■ WHAT TO PRODUCE
Return all of the data exactly, with nothing left out but the pictures.

■ DATA BLOCK
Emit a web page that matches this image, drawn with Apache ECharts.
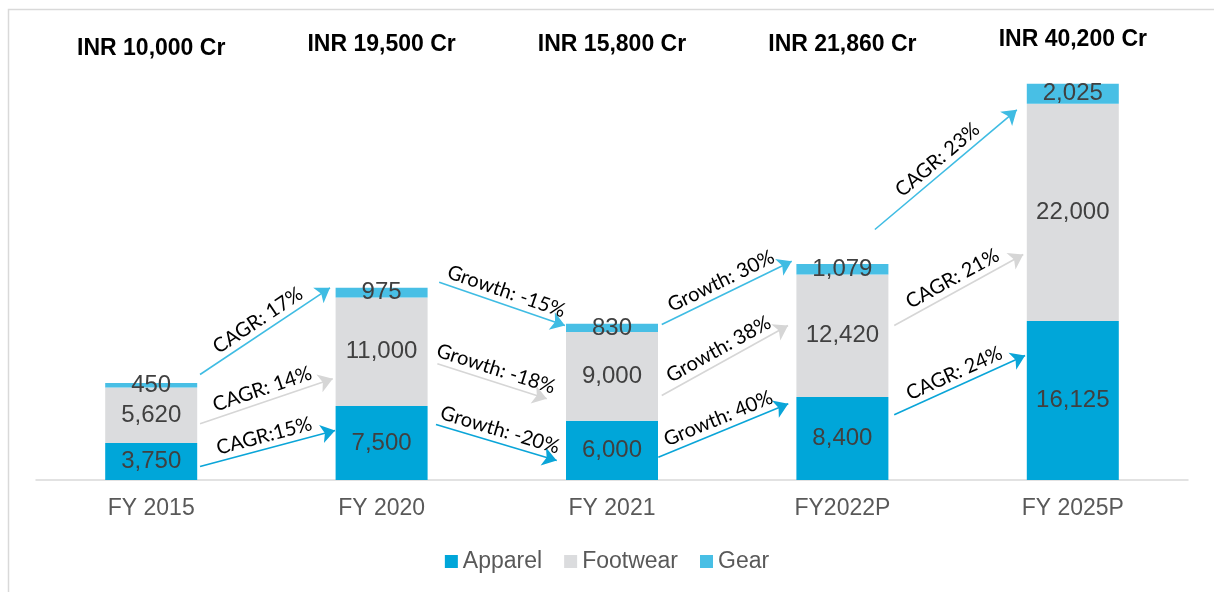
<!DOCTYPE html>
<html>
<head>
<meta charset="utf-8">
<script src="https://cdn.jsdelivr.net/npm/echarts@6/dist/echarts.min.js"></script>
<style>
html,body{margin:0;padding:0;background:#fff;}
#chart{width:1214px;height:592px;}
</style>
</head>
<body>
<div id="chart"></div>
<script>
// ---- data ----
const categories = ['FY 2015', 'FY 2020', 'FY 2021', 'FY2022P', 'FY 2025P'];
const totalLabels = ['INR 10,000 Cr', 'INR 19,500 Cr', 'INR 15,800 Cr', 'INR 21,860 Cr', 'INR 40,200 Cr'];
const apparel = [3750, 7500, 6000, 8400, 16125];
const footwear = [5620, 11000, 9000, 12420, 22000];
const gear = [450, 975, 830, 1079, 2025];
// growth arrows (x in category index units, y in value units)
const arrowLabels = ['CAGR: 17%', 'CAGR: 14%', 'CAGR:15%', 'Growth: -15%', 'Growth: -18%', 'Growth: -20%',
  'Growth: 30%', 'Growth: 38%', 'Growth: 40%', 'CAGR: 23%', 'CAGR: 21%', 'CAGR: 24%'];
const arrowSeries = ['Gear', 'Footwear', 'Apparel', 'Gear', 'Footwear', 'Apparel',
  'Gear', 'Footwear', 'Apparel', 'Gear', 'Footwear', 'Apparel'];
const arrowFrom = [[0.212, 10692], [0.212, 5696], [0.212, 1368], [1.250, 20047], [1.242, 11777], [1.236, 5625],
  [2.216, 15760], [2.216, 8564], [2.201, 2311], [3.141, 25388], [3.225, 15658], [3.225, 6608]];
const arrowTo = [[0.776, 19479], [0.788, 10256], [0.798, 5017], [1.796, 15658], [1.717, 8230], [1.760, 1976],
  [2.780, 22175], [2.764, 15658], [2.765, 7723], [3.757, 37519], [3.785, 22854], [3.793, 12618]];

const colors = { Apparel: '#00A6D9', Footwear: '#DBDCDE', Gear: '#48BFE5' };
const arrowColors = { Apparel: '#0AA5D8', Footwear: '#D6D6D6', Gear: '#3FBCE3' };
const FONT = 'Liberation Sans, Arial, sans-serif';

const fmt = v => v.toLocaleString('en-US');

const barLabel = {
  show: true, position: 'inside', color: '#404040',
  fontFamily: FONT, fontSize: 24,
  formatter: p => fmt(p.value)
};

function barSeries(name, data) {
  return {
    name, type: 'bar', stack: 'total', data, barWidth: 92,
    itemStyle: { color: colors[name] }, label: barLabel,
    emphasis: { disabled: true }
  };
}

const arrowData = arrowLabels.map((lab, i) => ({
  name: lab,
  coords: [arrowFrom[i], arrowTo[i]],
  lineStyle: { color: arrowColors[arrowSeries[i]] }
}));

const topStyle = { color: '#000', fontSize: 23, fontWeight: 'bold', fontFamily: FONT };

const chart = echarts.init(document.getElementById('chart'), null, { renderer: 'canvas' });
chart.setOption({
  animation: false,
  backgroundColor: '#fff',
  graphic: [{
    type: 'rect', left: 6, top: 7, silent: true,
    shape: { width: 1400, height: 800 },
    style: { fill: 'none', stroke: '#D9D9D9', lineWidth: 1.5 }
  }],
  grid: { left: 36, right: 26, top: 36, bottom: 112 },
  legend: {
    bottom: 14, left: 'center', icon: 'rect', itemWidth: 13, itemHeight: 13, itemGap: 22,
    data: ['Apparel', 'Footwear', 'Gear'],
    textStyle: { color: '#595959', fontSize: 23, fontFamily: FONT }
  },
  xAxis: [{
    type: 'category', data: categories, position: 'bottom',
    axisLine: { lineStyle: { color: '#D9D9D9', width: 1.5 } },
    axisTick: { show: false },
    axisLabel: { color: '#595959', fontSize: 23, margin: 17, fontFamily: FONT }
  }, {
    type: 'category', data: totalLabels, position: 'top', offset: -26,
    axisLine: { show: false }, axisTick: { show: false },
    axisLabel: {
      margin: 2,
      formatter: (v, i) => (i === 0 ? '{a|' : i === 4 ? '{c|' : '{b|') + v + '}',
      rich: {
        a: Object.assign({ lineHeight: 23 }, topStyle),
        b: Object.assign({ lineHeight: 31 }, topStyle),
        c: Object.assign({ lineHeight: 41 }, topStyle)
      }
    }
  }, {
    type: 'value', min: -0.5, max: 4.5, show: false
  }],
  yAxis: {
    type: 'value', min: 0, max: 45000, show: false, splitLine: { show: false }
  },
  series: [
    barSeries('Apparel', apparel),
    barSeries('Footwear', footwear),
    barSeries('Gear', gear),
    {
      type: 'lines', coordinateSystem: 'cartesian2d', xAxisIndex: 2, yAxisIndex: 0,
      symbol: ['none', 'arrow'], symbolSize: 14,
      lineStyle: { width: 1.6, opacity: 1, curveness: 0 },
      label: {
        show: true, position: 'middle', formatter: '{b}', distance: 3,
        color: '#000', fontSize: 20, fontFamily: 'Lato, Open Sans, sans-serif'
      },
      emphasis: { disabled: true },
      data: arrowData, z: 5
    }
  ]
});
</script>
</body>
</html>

■ RESPONSE
Emit a web page that matches this image, drawn with Apache ECharts.
<!DOCTYPE html>
<html>
<head>
<meta charset="utf-8">
<script src="https://cdn.jsdelivr.net/npm/echarts@6/dist/echarts.min.js"></script>
<style>
html,body{margin:0;padding:0;background:#fff;}
#chart{width:1214px;height:592px;}
</style>
</head>
<body>
<div id="chart"></div>
<script>
// ---- data ----
const categories = ['FY 2015', 'FY 2020', 'FY 2021', 'FY2022P', 'FY 2025P'];
const totalLabels = ['INR 10,000 Cr', 'INR 19,500 Cr', 'INR 15,800 Cr', 'INR 21,860 Cr', 'INR 40,200 Cr'];
const apparel = [3750, 7500, 6000, 8400, 16125];
const footwear = [5620, 11000, 9000, 12420, 22000];
const gear = [450, 975, 830, 1079, 2025];
// growth arrows (x in category index units, y in value units)
const arrowLabels = ['CAGR: 17%', 'CAGR: 14%', 'CAGR:15%', 'Growth: -15%', 'Growth: -18%', 'Growth: -20%',
  'Growth: 30%', 'Growth: 38%', 'Growth: 40%', 'CAGR: 23%', 'CAGR: 21%', 'CAGR: 24%'];
const arrowSeries = ['Gear', 'Footwear', 'Apparel', 'Gear', 'Footwear', 'Apparel',
  'Gear', 'Footwear', 'Apparel', 'Gear', 'Footwear', 'Apparel'];
const arrowFrom = [[0.212, 10692], [0.212, 5696], [0.212, 1368], [1.250, 20047], [1.242, 11777], [1.236, 5625],
  [2.216, 15760], [2.216, 8564], [2.201, 2311], [3.141, 25388], [3.225, 15658], [3.225, 6608]];
const arrowTo = [[0.776, 19479], [0.788, 10256], [0.798, 5017], [1.796, 15658], [1.717, 8230], [1.760, 1976],
  [2.780, 22175], [2.764, 15658], [2.765, 7723], [3.757, 37519], [3.785, 22854], [3.793, 12618]];

const colors = { Apparel: '#00A6D9', Footwear: '#DBDCDE', Gear: '#48BFE5' };
const arrowColors = { Apparel: '#0AA5D8', Footwear: '#D6D6D6', Gear: '#3FBCE3' };
const FONT = 'Liberation Sans, Arial, sans-serif';

const fmt = v => v.toLocaleString('en-US');

const barLabel = {
  show: true, position: 'inside', color: '#404040',
  fontFamily: FONT, fontSize: 24,
  formatter: p => fmt(p.value)
};

function barSeries(name, data) {
  return {
    name, type: 'bar', stack: 'total', data, barWidth: 92,
    itemStyle: { color: colors[name] }, label: barLabel,
    emphasis: { disabled: true }
  };
}

const arrowData = arrowLabels.map((lab, i) => ({
  name: lab,
  coords: [arrowFrom[i], arrowTo[i]],
  lineStyle: { color: arrowColors[arrowSeries[i]] }
}));

const topStyle = { color: '#000', fontSize: 23, fontWeight: 'bold', fontFamily: FONT };

const chart = echarts.init(document.getElementById('chart'), null, { renderer: 'canvas' });
chart.setOption({
  animation: false,
  backgroundColor: '#fff',
  graphic: [{
    type: 'rect', left: 6, top: 7, silent: true,
    shape: { width: 1400, height: 800 },
    style: { fill: 'none', stroke: '#D9D9D9', lineWidth: 1.5 }
  }],
  grid: { left: 36, right: 26, top: 36, bottom: 112 },
  legend: {
    bottom: 14, left: 'center', icon: 'rect', itemWidth: 13, itemHeight: 13, itemGap: 22,
    data: ['Apparel', 'Footwear', 'Gear'],
    textStyle: { color: '#595959', fontSize: 23, fontFamily: FONT }
  },
  xAxis: [{
    type: 'category', data: categories, position: 'bottom',
    axisLine: { lineStyle: { color: '#D9D9D9', width: 1.5 } },
    axisTick: { show: false },
    axisLabel: { color: '#595959', fontSize: 23, margin: 17, fontFamily: FONT }
  }, {
    type: 'category', data: totalLabels, position: 'top', offset: -26,
    axisLine: { show: false }, axisTick: { show: false },
    axisLabel: {
      margin: 2,
      formatter: (v, i) => (i === 0 ? '{a|' : i === 4 ? '{c|' : '{b|') + v + '}',
      rich: {
        a: Object.assign({ lineHeight: 23 }, topStyle),
        b: Object.assign({ lineHeight: 31 }, topStyle),
        c: Object.assign({ lineHeight: 41 }, topStyle)
      }
    }
  }, {
    type: 'value', min: -0.5, max: 4.5, show: false
  }],
  yAxis: {
    type: 'value', min: 0, max: 45000, show: false, splitLine: { show: false }
  },
  series: [
    barSeries('Apparel', apparel),
    barSeries('Footwear', footwear),
    barSeries('Gear', gear),
    {
      type: 'lines', coordinateSystem: 'cartesian2d', xAxisIndex: 2, yAxisIndex: 0,
      symbol: ['none', 'arrow'], symbolSize: 14,
      lineStyle: { width: 1.6, opacity: 1, curveness: 0 },
      label: {
        show: true, position: 'middle', formatter: '{b}', distance: 3,
        color: '#000', fontSize: 20, fontFamily: 'Lato, Open Sans, sans-serif'
      },
      emphasis: { disabled: true },
      data: arrowData, z: 5
    }
  ]
});
</script>
</body>
</html>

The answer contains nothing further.